- Reign: 1858 — 1862
- Predecessor: Muhammad Khudayar Khan
- Successor: Shah Murad Khan
- Born: c. 1812 Kokand
- Died: 1862 Kokand
- Father: Shir Ali Khan

= Muhammad Malla Beg Khan =

Muhammad Mallya Beg Khan, also known as Malla-Khan, was the Khan of Kokand from 1858 to 1862; he was the son of Shir Ali Khan and the stepbrother of Khudayar Khan. He was assassinated in 1862 and succeeded by his seventeen-year-old stepbrother Shah Murad Khan, who ruled for only several days until Muhammad Khudayar Khan came back to power.

During his rule the land of the present-day city of Bishkek was annexed to the Khanate and expanded construction projects on the Chu River. His regent Alimqul controlled many affairs of the Khanate and was to some extent its de facto ruler.

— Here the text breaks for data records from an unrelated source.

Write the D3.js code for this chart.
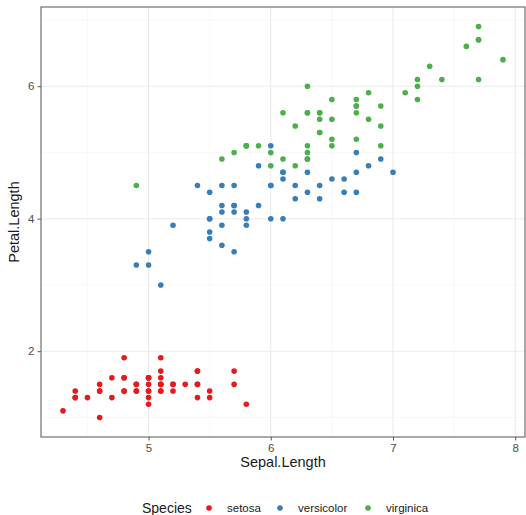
<!DOCTYPE html>
<html>
<head>
<meta charset="utf-8">
<script src="https://cdn.jsdelivr.net/npm/d3@7"></script>
<style>
  body { margin: 0; background: #fff; }
  svg { font-family: "Liberation Sans", Arial, sans-serif; }
</style>
</head>
<body>
<div id="chart"></div>
<script>
/* iris data: Sepal.Length and Petal.Length by species */
const species = ["setosa", "versicolor", "virginica"];
const colors = ["#E41A1C", "#377EB8", "#4DAF4A"];

const setosa_sepal = [5.1,4.9,4.7,4.6,5.0,5.4,4.6,5.0,4.4,4.9,5.4,4.8,4.8,4.3,5.8,5.7,5.4,5.1,5.7,5.1,5.4,5.1,4.6,5.1,4.8,5.0,5.0,5.2,5.2,4.7,4.8,5.4,5.2,5.5,4.9,5.0,5.5,4.9,4.4,5.1,5.0,4.5,4.4,5.0,5.1,4.8,5.1,4.6,5.3,5.0];
const setosa_petal = [1.4,1.4,1.3,1.5,1.4,1.7,1.4,1.5,1.4,1.5,1.5,1.6,1.4,1.1,1.2,1.5,1.3,1.4,1.7,1.5,1.7,1.5,1.0,1.7,1.9,1.6,1.6,1.5,1.4,1.6,1.6,1.5,1.5,1.4,1.5,1.2,1.3,1.4,1.3,1.5,1.3,1.3,1.3,1.6,1.9,1.4,1.6,1.4,1.5,1.4];

const versicolor_sepal = [7.0,6.4,6.9,5.5,6.5,5.7,6.3,4.9,6.6,5.2,5.0,5.9,6.0,6.1,5.6,6.7,5.6,5.8,6.2,5.6,5.9,6.1,6.3,6.1,6.4,6.6,6.8,6.7,6.0,5.7,5.5,5.5,5.8,6.0,5.4,6.0,6.7,6.3,5.6,5.5,5.5,6.1,5.8,5.0,5.6,5.7,5.7,6.2,5.1,5.7];
const versicolor_petal = [4.7,4.5,4.9,4.0,4.6,4.5,4.7,3.3,4.6,3.9,3.5,4.2,4.0,4.7,3.6,4.4,4.5,4.1,4.5,3.9,4.8,4.0,4.9,4.7,4.3,4.4,4.8,5.0,4.5,3.5,3.8,3.7,3.9,5.1,4.5,4.5,4.7,4.4,4.1,4.0,4.4,4.6,4.0,3.3,4.2,4.2,4.2,4.3,3.0,4.1];

const virginica_sepal = [6.3,5.8,7.1,6.3,6.5,7.6,4.9,7.3,6.7,7.2,6.5,6.4,6.8,5.7,5.8,6.4,6.5,7.7,7.7,6.0,6.9,5.6,7.7,6.3,6.7,7.2,6.2,6.1,6.4,7.2,7.4,7.9,6.4,6.3,6.1,7.7,6.3,6.4,6.0,6.9,6.7,6.9,5.8,6.8,6.7,6.7,6.3,6.5,6.2,5.9];
const virginica_petal = [6.0,5.1,5.9,5.6,5.8,6.6,4.5,6.3,5.8,6.1,5.1,5.3,5.5,5.0,5.1,5.3,5.5,6.7,6.9,5.0,5.7,4.9,6.7,4.9,5.7,6.0,4.8,4.9,5.6,5.8,6.1,6.4,5.6,5.1,5.6,6.1,5.6,5.5,4.8,5.4,5.6,5.1,5.1,5.9,5.7,5.2,5.0,5.2,5.4,5.1];

const x_ticks = [5, 6, 7, 8];
const x_minor = [4.5, 5.5, 6.5, 7.5];
const y_ticks = [2, 4, 6];
const y_minor = [1, 3, 5, 7];

const sepal_by_species = [setosa_sepal, versicolor_sepal, virginica_sepal];
const petal_by_species = [setosa_petal, versicolor_petal, virginica_petal];

let points = [];
species.forEach((s, k) => {
    sepal_by_species[k].forEach((v, i) => {
        points.push({ species: s, x: v, y: petal_by_species[k][i] });
    });
});

const W = 526, H = 515;
const margin = { top: 7, right: 1, bottom: 78, left: 41 };
const width = W - margin.left - margin.right,
      height = H - margin.top - margin.bottom;

const svg = d3.select("#chart").append("svg")
    .attr("width", W).attr("height", H);
const g = svg.append("g")
    .attr("transform", `translate(${margin.left}, ${margin.top})`);

/* ggplot style 5% expansion */
const xr = d3.extent(points, d => d.x), yr = d3.extent(points, d => d.y);
const xpad = (xr[1] - xr[0]) * 0.05, ypad = (yr[1] - yr[0]) * 0.05;
const x = d3.scaleLinear().domain([xr[0] - xpad, xr[1] + xpad]).range([0, width]);
const y = d3.scaleLinear().domain([yr[0] - ypad, yr[1] + ypad]).range([height, 0]);
const color = d3.scaleOrdinal().domain(species).range(colors);

/* grid */
g.append("g").selectAll("line").data(x_minor).join("line")
    .attr("x1", d => x(d)).attr("x2", d => x(d)).attr("y1", 0).attr("y2", height)
    .attr("stroke", "#f3f3f3").attr("stroke-width", 0.6);
g.append("g").selectAll("line").data(y_minor).join("line")
    .attr("y1", d => y(d)).attr("y2", d => y(d)).attr("x1", 0).attr("x2", width)
    .attr("stroke", "#f3f3f3").attr("stroke-width", 0.6);
g.append("g").selectAll("line").data(x_ticks).join("line")
    .attr("x1", d => x(d)).attr("x2", d => x(d)).attr("y1", 0).attr("y2", height)
    .attr("stroke", "#ebebeb").attr("stroke-width", 1.1);
g.append("g").selectAll("line").data(y_ticks).join("line")
    .attr("y1", d => y(d)).attr("y2", d => y(d)).attr("x1", 0).attr("x2", width)
    .attr("stroke", "#ebebeb").attr("stroke-width", 1.1);

/* points */
g.append("g").selectAll("circle").data(points).join("circle")
    .attr("cx", d => x(d.x))
    .attr("cy", d => y(d.y))
    .attr("r", 2.8)
    .attr("fill", d => color(d.species));

/* panel border */
g.append("rect").attr("width", width).attr("height", height)
    .attr("fill", "none").attr("stroke", "#555").attr("stroke-width", 1);

/* axes */
const xAxis = g.append("g").attr("transform", `translate(0, ${height})`)
    .call(d3.axisBottom(x).tickValues(x_ticks).tickSize(3.5).tickPadding(3).tickFormat(d3.format("d")));
const yAxis = g.append("g")
    .call(d3.axisLeft(y).tickValues(y_ticks).tickSize(3.5).tickPadding(3).tickFormat(d3.format("d")));
[xAxis, yAxis].forEach(a => {
    a.select(".domain").remove();
    a.selectAll(".tick line").attr("stroke", "#555");
    a.selectAll(".tick text").attr("fill", "#4d4d4d")
        .style("font-size", "11.5px").style("font-family", "Liberation Sans, Arial, sans-serif");
});

/* axis titles */
svg.append("text")
    .attr("x", margin.left + width / 2).attr("y", 467)
    .attr("text-anchor", "middle").style("font-size", "14.5px").attr("fill", "#1a1a1a")
    .text("Sepal.Length");
svg.append("text")
    .attr("transform", `translate(19, ${margin.top + height / 2}) rotate(-90)`)
    .attr("text-anchor", "middle").style("font-size", "14.5px").attr("fill", "#1a1a1a")
    .text("Petal.Length");

/* legend */
const legend = svg.append("g").attr("transform", "translate(0, 508)");
legend.append("text").attr("x", 142).attr("y", 5)
    .style("font-size", "14px").attr("fill", "#1a1a1a").text("Species");
const dot_x = [209, 280, 368];
species.forEach((s, i) => {
    legend.append("circle").attr("cx", dot_x[i]).attr("cy", 0).attr("r", 2.8).attr("fill", color(s));
    legend.append("text").attr("x", dot_x[i] + 18).attr("y", 4)
        .style("font-size", "11.5px").attr("fill", "#1a1a1a").text(s);
});
</script>
</body>
</html>
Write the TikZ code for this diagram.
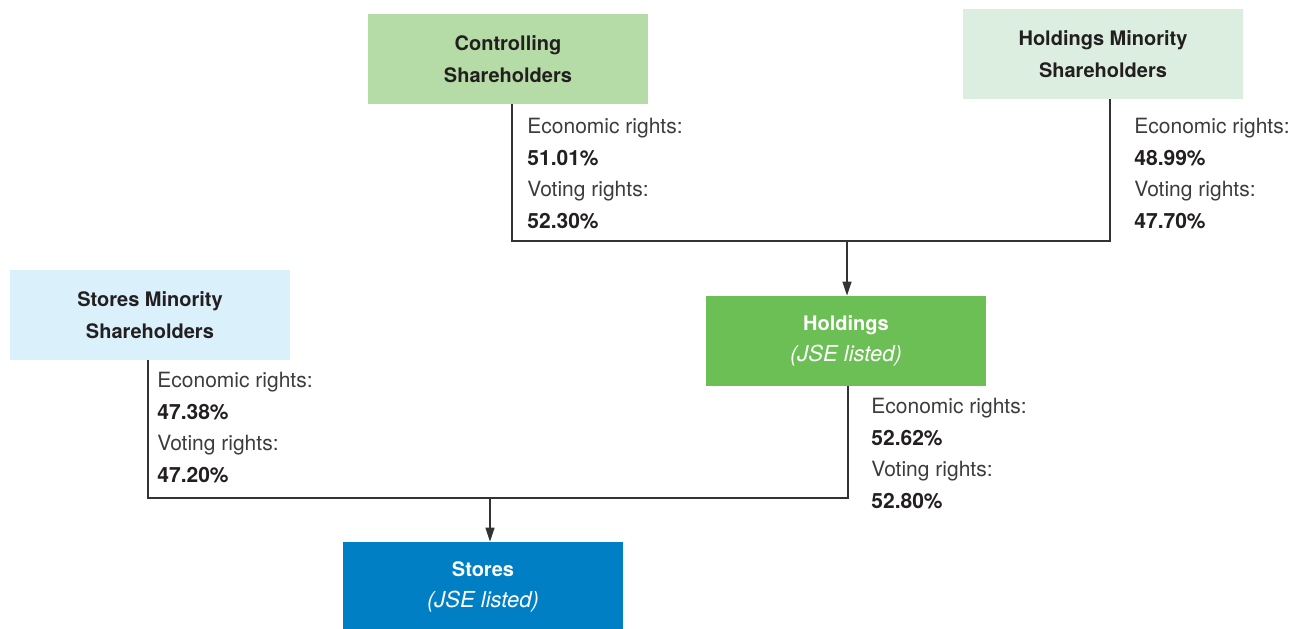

In 1859 the Russians occupied Fort Julek, which according to Russian governor-general of Orenburg, was to protect Fort Perovski. The British under Earl Canning established contact and friendly relations with Muhammad Malla via the Kabuli pundit Abdul Mejid in 1860. The Russians rebuilt the fortress at Julek and demolished the Yani Kurgan fortress the next year. As Kokand gradually expanded their dominion north into the area occupied by Kazakhs subject and to Tokmak, and others that had already occupied, relations with Russia further deteriorated into an all out war.

Dissatisfaction with high taxes and Alimqul's hostility towards the population of Kokand led to Malla-Khan's overthrow and assassination, and replacement by Shah Murad Khan.